**WHAT IS ASKED**:
Search the entries below. Return every line that has "this" in it.

--- start of LISTING ---

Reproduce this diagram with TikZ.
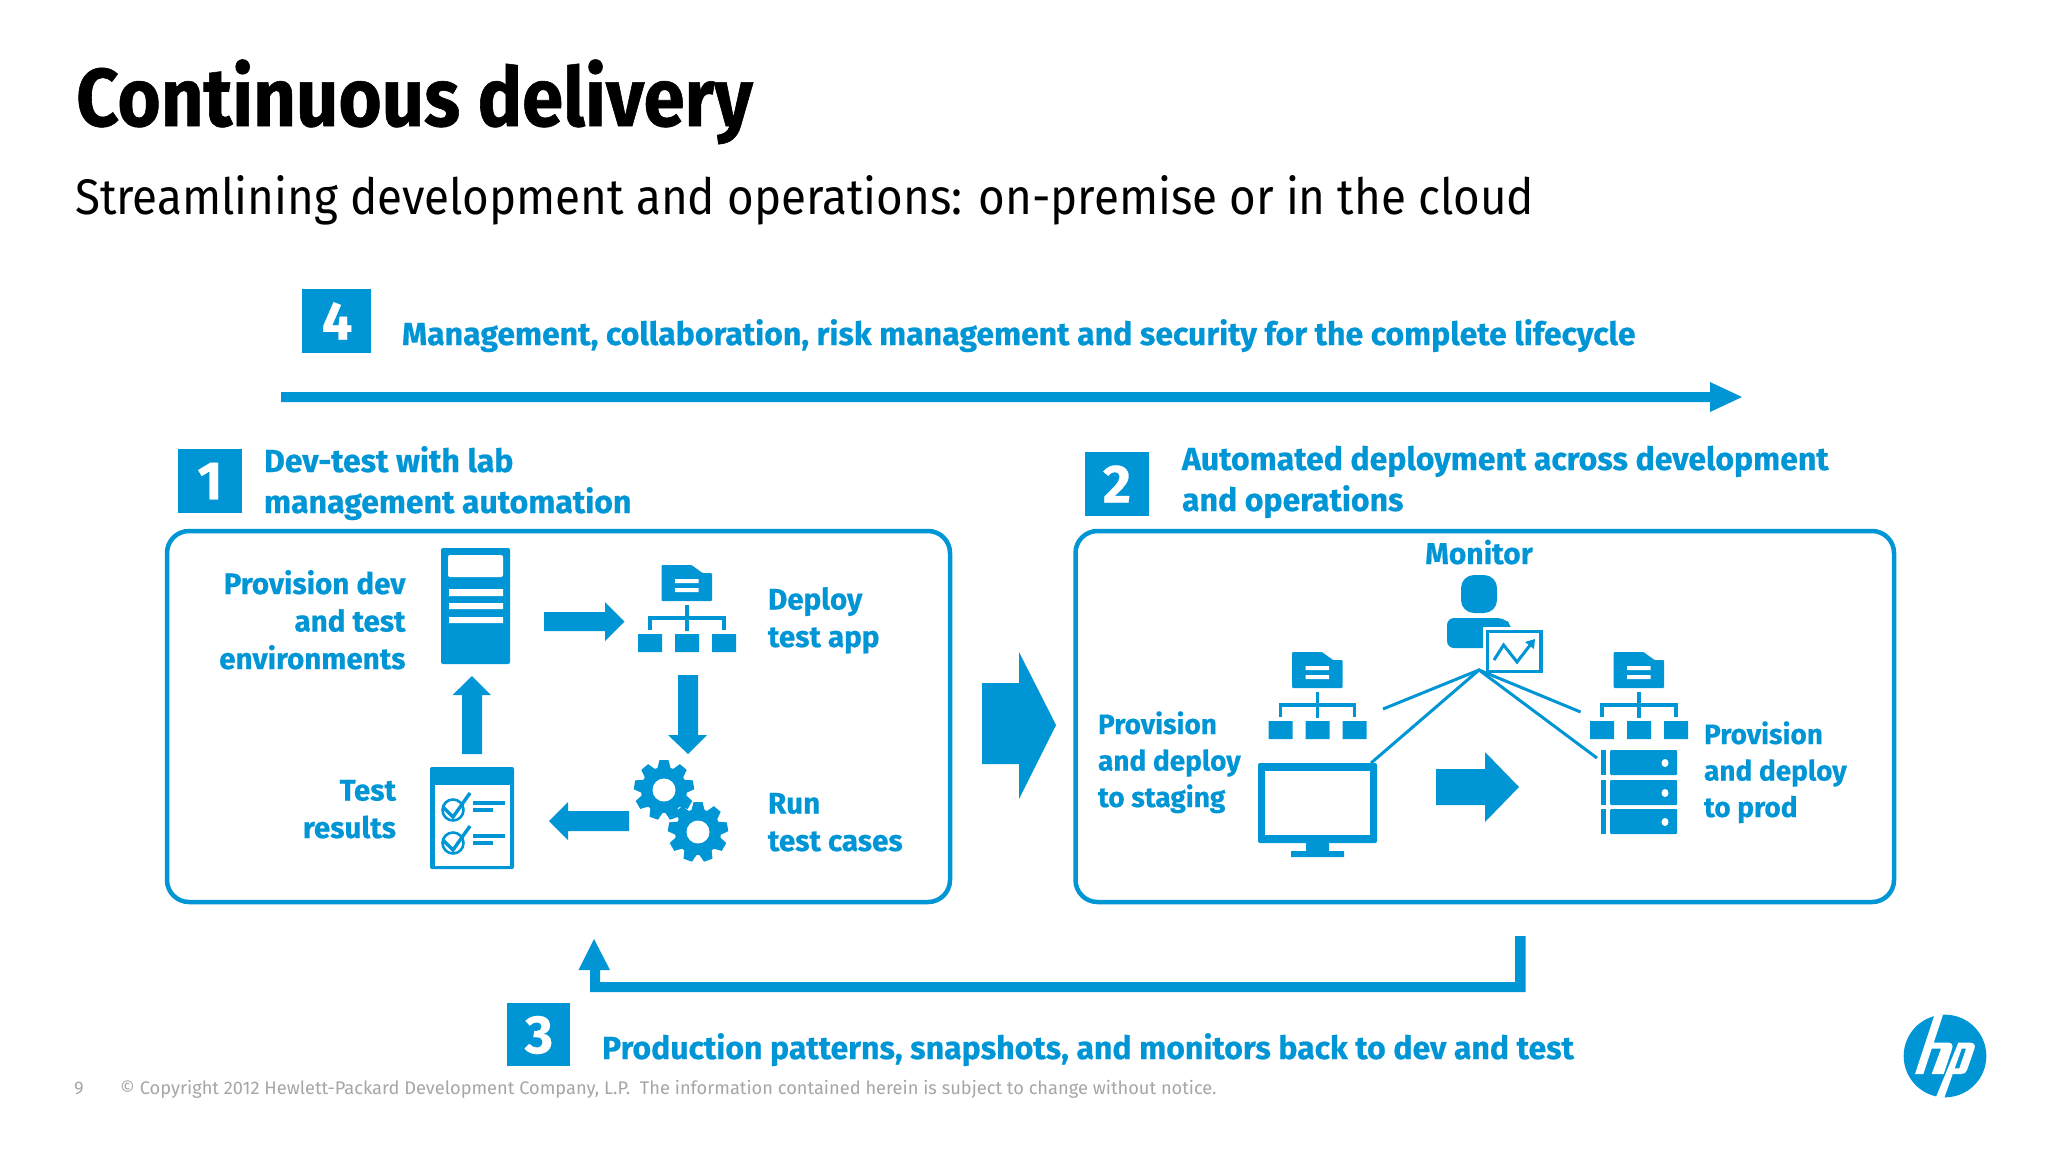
\documentclass[tikz,border=0pt]{standalone}
\usepackage{fontspec}
\setmainfont{Fira Sans}
\newfontfamily\titlefont{Fira Sans Bold}[FakeStretch=0.905,FakeBold=0.7]
\newfontfamily\subfont{Fira Sans}[FakeStretch=0.915]
\newfontfamily\bluefont{Fira Sans Bold}[FakeBold=0.5]
\usepackage{tikz}
\definecolor{hpblue}{HTML}{0096D6}
\definecolor{footgrey}{HTML}{A6A6A6}
\newcommand{\fs}[2]{\fontsize{#1}{#2}\selectfont}
\tikzset{
  icon/.style={fill=hpblue,draw=none},
  hole/.style={fill=white,draw=none},
  txt/.style={inner sep=0pt,outer sep=0pt,text=hpblue,font=\bluefont\fs{29.6}{37.5}},
  txtb/.style={txt,font=\bluefont\fs{28}{36.5}},
  head/.style={inner sep=0pt,outer sep=0pt,text=hpblue,font=\bluefont\fs{32}{41}},
  box/.style={draw=hpblue,line width=4.5pt,rounded corners=22pt,fill=white},
  badge/.style={icon},
  digit/.style={inner sep=0pt,text=white,font=\bluefont\fs{54}{54}},
  link/.style={draw=hpblue,line width=3pt},
  foot/.style={anchor=base west,inner sep=0pt,text=footgrey,font=\fs{18.25}{19}},
  pics/orgicon/.style={code={
    \fill[icon,rounded corners=1pt] (0,0)--(30,0)--(41,8)--(50.5,8)--(50.5,36)--(0,36)--cycle;
    \fill[hole] (13.5,14) rectangle (37,18) (13.5,23) rectangle (37,27);
    \draw[hpblue,line width=3.5pt] (25.5,40)--(25.5,66);
    \draw[hpblue,line width=3.5pt] (-11.5,65)--(-11.5,53)--(62.5,53)--(62.5,65);
    \fill[icon] (-23.5,69) rectangle (0.5,87) (13.5,69) rectangle (37.5,87) (50.5,69) rectangle (74.5,87);
  }},
  pics/gear/.style={code={
    \fill[icon] (0,0) circle (23);
    \foreach \a in {0,40,...,320} {
      \fill[icon,rotate=\a+10] (20,-7)--(30,-4.5)--(30,4.5)--(20,7)--cycle;
    }
    \fill[hole] (0,0) circle (11.5);
  }},
  pics/checkitem/.style={code={
    \draw[hpblue,line width=2.6pt] (0,0) circle (10.5);
    \draw[hpblue,line width=3.4pt] (-10,-3)--(0,7)--(17,-17);
    \draw[hpblue,line width=3.4pt] (20,-7)--(51.5,-7) (20,0)--(40,0);
  }}
}
\begin{document}
\begin{tikzpicture}[x=1pt,y=-1pt]
\useasboundingbox (0,0) rectangle (2048,1152);
\fill[white] (0,0) rectangle (2048,1152);

% Title
\node[anchor=base west,inner sep=0pt,font=\titlefont\fs{82}{82}] (title) at (76,126) {Continuous delivery};
\node[anchor=base west,inner sep=0pt,font=\subfont\fs{50}{50}] (subtitle) at (75,214) {Streamlining development and operations: on-premise or in the cloud};

% Step 4
\fill[badge] (302,289) rectangle (371,353);
\node[digit] (d4) at (337,321) {4};
\node[head,anchor=base west] (t4) at (402,345) {Management, collaboration, risk management and security for the complete lifecycle};
\fill[icon] (281,392)--(1710,392)--(1710,382)--(1742,397)--(1710,412)--(1710,402)--(281,402)--cycle;

% Step 1
\fill[badge] (178,449) rectangle (242,513);
\node[digit] (d1) at (210,481) {1};
\node[head,anchor=base west,align=left] (t1) at (264,513) {Dev-test with lab\\management automation};
\draw[box] (167,531) rectangle (950,902);

\node[txt,anchor=base east,align=right] (provdev) at (405.5,669) {Provision dev\\and test\\environments};
\fill[icon,rounded corners=2pt] (441,548) rectangle (510,664);
\fill[hole,rounded corners=2pt] (448,555) rectangle (503,577);
\fill[hole] (449,589) rectangle (503,596) (449,603) rectangle (503,609) (449,617) rectangle (503,623);
\fill[icon] (544,612)--(605,612)--(605,602)--(624.5,621.5)--(605,641)--(605,631)--(544,631)--cycle;
\pic at (661.5,565) {orgicon};
\node[txt,anchor=base west,align=left] (deploy) at (768,647) {Deploy\\test app};
\fill[icon] (678,675)--(698,675)--(698,735)--(707,735)--(688,754)--(668,735)--(678,735)--cycle;
\pic at (664,790) {gear};
\pic at (698,832) {gear};
\node[txt,anchor=base west,align=left] (run) at (768,851) {Run\\test cases};
\fill[icon] (629,811)--(568,811)--(568,802)--(549,821)--(568,840)--(568,831)--(629,831)--cycle;
\fill[icon,rounded corners=2pt] (430,767) rectangle (514,869);
\fill[hole] (434.6,785) rectangle (510,866);
\pic at (453,810) {checkitem};
\pic at (453,843) {checkitem};
\node[txt,anchor=base east,align=right] (results) at (396,838) {Test\\results};
\fill[icon] (462,754)--(462,695)--(452.6,695)--(472,676)--(491,695)--(482,695)--(482,754)--cycle;

% Arrow between panels
\fill[icon] (982,683)--(1019,683)--(1019,652)--(1056,725)--(1019,799)--(1019,764)--(982,764)--cycle;

% Step 2
\fill[badge] (1085,452) rectangle (1149,516);
\node[digit] (d2) at (1117,484) {2};
\node[head,anchor=base west,align=left] (t2) at (1182,511) {Automated deployment across development\\and operations};
\draw[box] (1075.5,531) rectangle (1894,902);

\node[txt,anchor=base,font=\bluefont\fs{30}{30}] (monitor) at (1479,564) {Monitor};
\fill[icon,rounded corners=13pt] (1461,575) rectangle (1497,613);
\fill[icon,rounded corners=7pt] (1447,618)--(1504,618)--(1512,626)--(1512,648)--(1447,648)--cycle;
\fill[hole] (1483,627) rectangle (1546,676);
\draw[hpblue,line width=3.5pt] (1487.5,631.5) rectangle (1541,671.5);
\draw[hpblue,line width=3pt,line join=miter] (1494,660)--(1503.6,645)--(1517,662)--(1531,644);
\fill[icon] (1535,639)--(1525,642)--(1534,649)--cycle;

\coordinate (apex) at (1479,670);
\coordinate (orgl) at (1383,709);
\coordinate (orgr) at (1580.6,712);
\coordinate (scr) at (1371,763);
\coordinate (srv) at (1597,758);
\draw[link] (orgl)--(apex)--(orgr);
\draw[link] (scr)--(apex)--(srv);

\pic at (1292,652) {orgicon};
\pic at (1613.5,652) {orgicon};
\node[txtb,anchor=base west,align=left] (staging) at (1098,807) {Provision\\and deploy\\to staging};
\node[txtb,anchor=base west,align=left] (prod) at (1704,817) {Provision\\and deploy\\to prod};

\fill[icon,rounded corners=2pt] (1258,763) rectangle (1377,843);
\fill[hole] (1265,771) rectangle (1370,835);
\fill[icon] (1306,843) rectangle (1329,851) (1291,851) rectangle (1344,857);

\fill[icon] (1436,769)--(1485,769)--(1485,752)--(1519,787)--(1485,822)--(1485,805)--(1436,805)--cycle;

\foreach \yy in {750,780,809} {
  \fill[icon] (1601,\yy) rectangle (1605.5,\yy+25);
  \fill[icon,rounded corners=1pt] (1610,\yy) rectangle (1677,\yy+25);
  \fill[hole] (1665,\yy+13) ellipse (3.5 and 4);
}

% Step 3
\fill[icon] (1515,936)--(1525.5,936)--(1525.5,992)--(590,992)--(590,970)--(578.6,970)--(594,939)--(610,970)--(600,970)--(600,982)--(1515,982)--cycle;
\fill[badge] (507,1003) rectangle (569.5,1066);
\node[digit] (d3) at (539,1035) {3};
\node[head,anchor=base west] (t3) at (602,1059) {Production patterns, snapshots, and monitors back to dev and test};

% Footer
\node[foot] (page) at (74,1094) {9};
\node[foot] (legal) at (120,1094) {© Copyright 2012 Hewlett-Packard Development Company, L.P.\ \ The information contained herein is subject to change without notice.};

% HP logo
\begin{scope}[shift={(1880,1000)},x=0.3333pt,y=-0.3333pt]
\fill[icon] (195,168) circle (124);
\fill[hole] (163,46)--(189,44)--(130,222)--(105,222)--cycle;
\fill[hole] (150,128)--(205,128) .. controls (216,128) and (220,136) .. (216,147)--(191,222)--(155,222)--(183,146)--(145,146)--cycle;
\fill[hole] (235,128)--(270,128) .. controls (283,128) and (287,136) .. (283,147)--(261,210) .. controls (258,219) and (252,222) .. (243,222)--(215,222)--(221,205)--(238,205)--(258,146)--(245,146)--(193,293)--(168,291)--cycle;
\end{scope}
\end{tikzpicture}
\end{document}
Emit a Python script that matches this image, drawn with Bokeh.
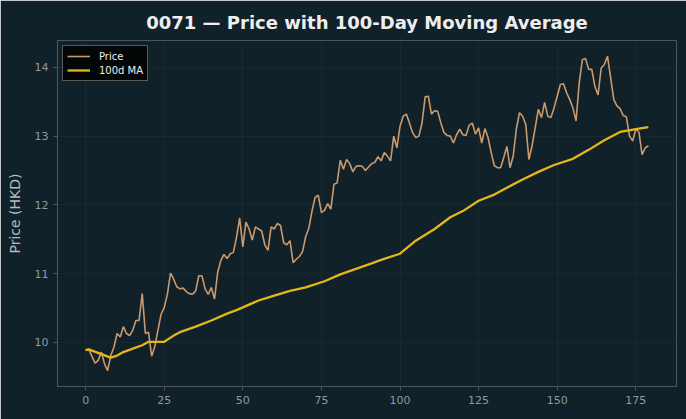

--- end of LISTING ---

**TASK ANSWER**:
Reproduce this diagram with TikZ.
Emit a Python script that matches this image, drawn with Bokeh.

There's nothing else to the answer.